I want to find group of words without knowing them before although
with your function I need to provide them before anything
Try this:
mb_internal_encoding('UTF-8');
$joinedExcerpts = implode(".\n", $excerpts);
$sentences = preg_split('/[^\s|\pL]/umi', $joinedExcerpts, -1, PREG_SPLIT_NO_EMPTY);
$wordsSequencesCount = array();
foreach($sentences as $sentence) {
$words = array_map('mb_strtolower',
preg_split('/[^\pL+]/umi', $sentence, -1, PREG_SPLIT_NO_EMPTY));
foreach($words as $index => $word) {
$wordsSequence = '';
foreach(array_slice($words, $index) as $nextWord) {
$wordsSequence .= $wordsSequence ? (' ' . $nextWord) : $nextWord;
if( !isset($wordsSequencesCount[$wordsSequence]) ) {
$wordsSequencesCount[$wordsSequence] = 0;
}
++$wordsSequencesCount[$wordsSequence];
}
}
}
$ngramsCount = array_filter($wordsSequencesCount,
function($count) { return $count > 1; });
I'm assuming you only want repeated group of words.

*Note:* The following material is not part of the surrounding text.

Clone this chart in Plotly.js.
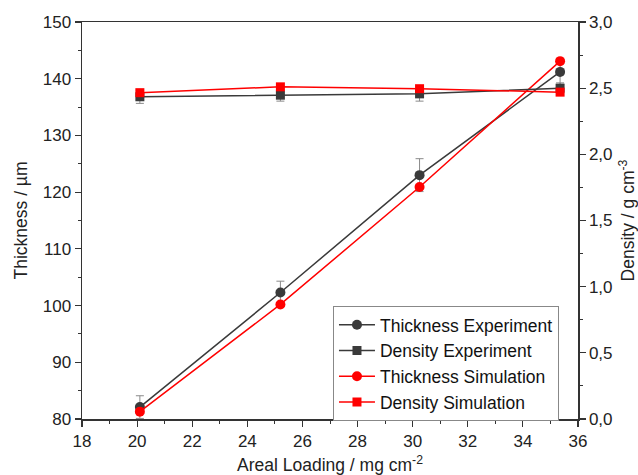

The ouput of var_dump($ngramsCount);
is:
array (size=11)
'i' => int 3
'i love' => int 2
'love' => int 2
'cheap' => int 3
'cheap red' => int 3
'cheap red apples' => int 3
'red' => int 5
'red apples' => int 5
'apples' => int 6
'are' => int 2
'my' => int 2
The code could be optimized to, for instance, use less memory.